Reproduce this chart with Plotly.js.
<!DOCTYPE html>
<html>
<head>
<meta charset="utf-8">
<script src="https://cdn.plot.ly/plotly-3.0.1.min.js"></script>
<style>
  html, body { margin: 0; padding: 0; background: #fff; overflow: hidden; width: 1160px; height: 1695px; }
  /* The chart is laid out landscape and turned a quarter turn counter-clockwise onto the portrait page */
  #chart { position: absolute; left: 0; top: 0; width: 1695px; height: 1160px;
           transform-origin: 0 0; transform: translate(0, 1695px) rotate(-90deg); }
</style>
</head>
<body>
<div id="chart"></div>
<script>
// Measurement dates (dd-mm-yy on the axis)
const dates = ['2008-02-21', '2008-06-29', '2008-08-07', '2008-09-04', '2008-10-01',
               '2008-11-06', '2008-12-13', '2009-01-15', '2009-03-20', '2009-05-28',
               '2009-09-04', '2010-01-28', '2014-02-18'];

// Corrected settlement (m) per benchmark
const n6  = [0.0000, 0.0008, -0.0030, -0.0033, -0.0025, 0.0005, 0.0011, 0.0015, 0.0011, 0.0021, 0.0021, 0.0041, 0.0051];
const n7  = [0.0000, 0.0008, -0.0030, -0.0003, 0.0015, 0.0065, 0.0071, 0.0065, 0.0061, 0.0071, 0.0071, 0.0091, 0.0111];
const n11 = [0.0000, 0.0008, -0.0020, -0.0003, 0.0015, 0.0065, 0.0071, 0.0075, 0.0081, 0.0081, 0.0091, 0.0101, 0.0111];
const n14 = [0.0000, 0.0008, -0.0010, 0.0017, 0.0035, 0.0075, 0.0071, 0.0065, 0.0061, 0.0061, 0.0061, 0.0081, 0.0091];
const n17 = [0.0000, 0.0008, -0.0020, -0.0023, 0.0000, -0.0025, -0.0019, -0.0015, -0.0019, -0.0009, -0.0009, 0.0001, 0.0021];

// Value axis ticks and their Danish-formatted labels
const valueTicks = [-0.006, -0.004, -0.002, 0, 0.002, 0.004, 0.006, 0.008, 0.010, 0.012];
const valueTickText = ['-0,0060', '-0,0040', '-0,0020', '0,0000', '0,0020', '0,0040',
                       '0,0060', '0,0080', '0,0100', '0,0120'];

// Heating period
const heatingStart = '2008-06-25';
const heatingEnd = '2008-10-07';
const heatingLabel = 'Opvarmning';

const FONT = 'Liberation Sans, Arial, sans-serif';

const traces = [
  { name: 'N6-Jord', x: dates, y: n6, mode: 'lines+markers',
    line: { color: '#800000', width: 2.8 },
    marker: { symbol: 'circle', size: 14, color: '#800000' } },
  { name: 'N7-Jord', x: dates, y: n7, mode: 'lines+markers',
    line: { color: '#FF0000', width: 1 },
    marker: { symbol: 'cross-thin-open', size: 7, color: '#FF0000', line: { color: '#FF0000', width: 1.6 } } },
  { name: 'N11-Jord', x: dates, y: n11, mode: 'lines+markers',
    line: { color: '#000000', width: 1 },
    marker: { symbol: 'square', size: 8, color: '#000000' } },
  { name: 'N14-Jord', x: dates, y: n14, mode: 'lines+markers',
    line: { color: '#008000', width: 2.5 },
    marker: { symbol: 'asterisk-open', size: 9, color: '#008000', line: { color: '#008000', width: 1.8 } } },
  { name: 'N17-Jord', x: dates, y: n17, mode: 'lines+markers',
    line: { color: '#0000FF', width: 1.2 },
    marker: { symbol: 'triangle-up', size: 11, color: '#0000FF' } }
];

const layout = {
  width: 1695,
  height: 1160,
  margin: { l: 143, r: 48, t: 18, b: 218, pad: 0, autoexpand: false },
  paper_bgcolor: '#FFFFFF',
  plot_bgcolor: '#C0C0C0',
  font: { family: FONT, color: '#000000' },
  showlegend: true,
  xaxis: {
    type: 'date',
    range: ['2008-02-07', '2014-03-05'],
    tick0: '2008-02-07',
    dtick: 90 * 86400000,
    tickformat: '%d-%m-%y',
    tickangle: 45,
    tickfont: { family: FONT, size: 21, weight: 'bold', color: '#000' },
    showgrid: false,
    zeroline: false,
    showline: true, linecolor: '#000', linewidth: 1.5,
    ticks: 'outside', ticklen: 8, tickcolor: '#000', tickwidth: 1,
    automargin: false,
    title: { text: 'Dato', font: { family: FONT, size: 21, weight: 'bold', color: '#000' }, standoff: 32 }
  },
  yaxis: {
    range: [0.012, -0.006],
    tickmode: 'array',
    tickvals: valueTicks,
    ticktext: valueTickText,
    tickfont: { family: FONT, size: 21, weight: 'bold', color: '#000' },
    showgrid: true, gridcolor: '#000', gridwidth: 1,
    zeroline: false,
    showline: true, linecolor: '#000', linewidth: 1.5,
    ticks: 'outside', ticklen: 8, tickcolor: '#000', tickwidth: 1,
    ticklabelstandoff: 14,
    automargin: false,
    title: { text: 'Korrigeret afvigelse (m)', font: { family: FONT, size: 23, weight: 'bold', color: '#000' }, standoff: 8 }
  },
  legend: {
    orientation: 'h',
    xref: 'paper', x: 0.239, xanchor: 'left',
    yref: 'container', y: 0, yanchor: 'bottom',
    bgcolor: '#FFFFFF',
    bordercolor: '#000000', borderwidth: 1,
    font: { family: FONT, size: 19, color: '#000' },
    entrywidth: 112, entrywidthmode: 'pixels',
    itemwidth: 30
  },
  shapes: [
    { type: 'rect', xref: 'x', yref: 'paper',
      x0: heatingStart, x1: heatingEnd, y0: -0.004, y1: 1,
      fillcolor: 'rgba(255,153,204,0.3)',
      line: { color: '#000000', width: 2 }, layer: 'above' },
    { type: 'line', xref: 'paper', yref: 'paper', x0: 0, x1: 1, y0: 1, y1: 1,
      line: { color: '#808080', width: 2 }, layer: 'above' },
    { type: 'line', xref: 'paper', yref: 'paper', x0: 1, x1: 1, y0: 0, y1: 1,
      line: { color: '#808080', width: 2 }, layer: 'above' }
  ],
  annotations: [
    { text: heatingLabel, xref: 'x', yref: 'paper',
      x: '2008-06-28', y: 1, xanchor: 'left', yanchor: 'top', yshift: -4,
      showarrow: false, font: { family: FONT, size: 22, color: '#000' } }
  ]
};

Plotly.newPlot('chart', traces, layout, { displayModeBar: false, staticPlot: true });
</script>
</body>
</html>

...

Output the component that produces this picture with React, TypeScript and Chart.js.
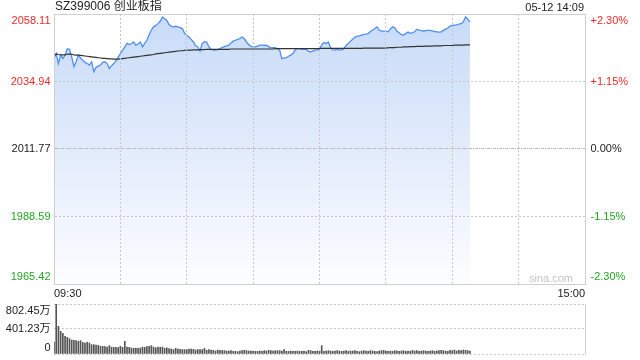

--

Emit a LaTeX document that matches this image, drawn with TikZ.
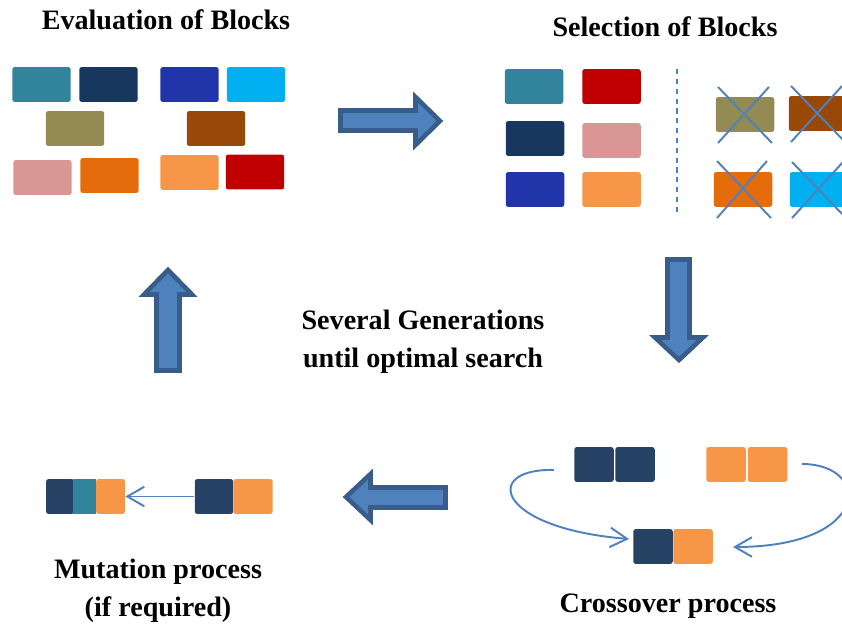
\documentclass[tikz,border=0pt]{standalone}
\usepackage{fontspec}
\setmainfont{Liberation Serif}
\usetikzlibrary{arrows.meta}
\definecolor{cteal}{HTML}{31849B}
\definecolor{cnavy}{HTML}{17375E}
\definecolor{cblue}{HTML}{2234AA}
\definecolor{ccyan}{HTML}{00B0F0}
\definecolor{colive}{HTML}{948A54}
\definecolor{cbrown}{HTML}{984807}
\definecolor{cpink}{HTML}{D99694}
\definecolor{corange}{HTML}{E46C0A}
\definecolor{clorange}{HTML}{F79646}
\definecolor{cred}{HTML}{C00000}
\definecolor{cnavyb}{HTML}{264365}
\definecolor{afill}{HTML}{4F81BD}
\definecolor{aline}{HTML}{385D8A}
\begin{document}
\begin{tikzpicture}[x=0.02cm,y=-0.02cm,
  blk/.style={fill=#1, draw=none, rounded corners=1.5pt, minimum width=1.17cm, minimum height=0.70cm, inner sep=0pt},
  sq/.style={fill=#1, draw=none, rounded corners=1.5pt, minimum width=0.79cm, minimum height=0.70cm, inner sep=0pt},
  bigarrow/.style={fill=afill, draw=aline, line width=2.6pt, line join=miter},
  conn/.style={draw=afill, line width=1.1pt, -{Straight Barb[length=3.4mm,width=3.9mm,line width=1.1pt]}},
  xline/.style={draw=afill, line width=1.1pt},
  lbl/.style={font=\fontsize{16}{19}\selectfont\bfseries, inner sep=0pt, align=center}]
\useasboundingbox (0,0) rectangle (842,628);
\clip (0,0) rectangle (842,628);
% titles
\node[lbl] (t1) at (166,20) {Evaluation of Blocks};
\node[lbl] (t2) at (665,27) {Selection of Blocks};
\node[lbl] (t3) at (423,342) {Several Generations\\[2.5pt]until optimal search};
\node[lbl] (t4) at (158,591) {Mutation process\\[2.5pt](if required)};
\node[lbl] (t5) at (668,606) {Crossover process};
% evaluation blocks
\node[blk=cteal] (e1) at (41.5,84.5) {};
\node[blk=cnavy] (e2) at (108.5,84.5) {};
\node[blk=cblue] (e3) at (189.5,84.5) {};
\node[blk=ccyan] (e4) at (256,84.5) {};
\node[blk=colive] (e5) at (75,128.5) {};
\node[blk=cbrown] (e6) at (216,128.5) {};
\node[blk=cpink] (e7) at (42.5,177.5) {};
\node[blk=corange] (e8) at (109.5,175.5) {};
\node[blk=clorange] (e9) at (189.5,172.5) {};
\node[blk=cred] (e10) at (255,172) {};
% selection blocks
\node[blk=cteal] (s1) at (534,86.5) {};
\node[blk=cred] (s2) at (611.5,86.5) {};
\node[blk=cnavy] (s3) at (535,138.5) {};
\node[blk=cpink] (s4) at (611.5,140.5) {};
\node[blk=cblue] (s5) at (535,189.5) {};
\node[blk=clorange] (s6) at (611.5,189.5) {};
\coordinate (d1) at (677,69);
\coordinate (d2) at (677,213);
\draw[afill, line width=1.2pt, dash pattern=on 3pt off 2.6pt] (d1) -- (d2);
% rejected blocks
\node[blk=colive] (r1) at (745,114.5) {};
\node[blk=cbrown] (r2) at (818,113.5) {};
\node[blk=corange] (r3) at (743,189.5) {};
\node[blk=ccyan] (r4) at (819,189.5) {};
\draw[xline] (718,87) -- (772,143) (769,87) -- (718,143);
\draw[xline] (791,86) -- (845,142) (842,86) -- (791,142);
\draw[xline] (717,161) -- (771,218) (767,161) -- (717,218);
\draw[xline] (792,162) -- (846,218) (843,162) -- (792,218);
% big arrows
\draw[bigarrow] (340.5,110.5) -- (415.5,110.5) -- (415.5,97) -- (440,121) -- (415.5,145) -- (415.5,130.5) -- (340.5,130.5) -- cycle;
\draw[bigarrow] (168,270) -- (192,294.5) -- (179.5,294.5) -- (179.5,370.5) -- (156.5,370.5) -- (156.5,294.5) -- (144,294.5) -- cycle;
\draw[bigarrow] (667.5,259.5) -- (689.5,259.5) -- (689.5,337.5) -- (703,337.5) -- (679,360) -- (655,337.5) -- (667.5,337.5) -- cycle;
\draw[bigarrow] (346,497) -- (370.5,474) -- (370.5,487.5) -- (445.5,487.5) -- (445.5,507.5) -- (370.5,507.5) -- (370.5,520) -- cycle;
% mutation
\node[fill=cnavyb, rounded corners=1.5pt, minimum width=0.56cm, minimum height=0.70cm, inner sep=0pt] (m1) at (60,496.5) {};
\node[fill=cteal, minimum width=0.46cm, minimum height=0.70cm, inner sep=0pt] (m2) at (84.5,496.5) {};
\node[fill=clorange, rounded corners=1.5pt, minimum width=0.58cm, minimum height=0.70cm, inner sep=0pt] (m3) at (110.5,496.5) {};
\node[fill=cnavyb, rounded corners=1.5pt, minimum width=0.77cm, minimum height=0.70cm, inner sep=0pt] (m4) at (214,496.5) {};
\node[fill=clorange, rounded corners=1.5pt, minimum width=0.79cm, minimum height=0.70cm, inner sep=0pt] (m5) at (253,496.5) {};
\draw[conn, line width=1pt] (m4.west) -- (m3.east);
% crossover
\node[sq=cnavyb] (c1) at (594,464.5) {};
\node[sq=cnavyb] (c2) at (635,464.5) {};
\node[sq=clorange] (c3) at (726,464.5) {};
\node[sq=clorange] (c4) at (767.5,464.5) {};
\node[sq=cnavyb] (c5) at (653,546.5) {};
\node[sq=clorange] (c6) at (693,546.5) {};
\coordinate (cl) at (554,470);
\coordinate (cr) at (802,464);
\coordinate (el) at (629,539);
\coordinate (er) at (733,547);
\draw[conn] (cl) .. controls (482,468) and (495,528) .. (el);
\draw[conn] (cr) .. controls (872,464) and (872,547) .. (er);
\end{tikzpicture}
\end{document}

▶ AIM: Scan the listing above and copy all lines containing the word "this".

▶ FULL ANSWER:
Reproduce this chart with Plotly.js.
Output the component that produces this picture with React, TypeScript and Chart.js.
Emit a LaTeX document that matches this image, drawn with TikZ.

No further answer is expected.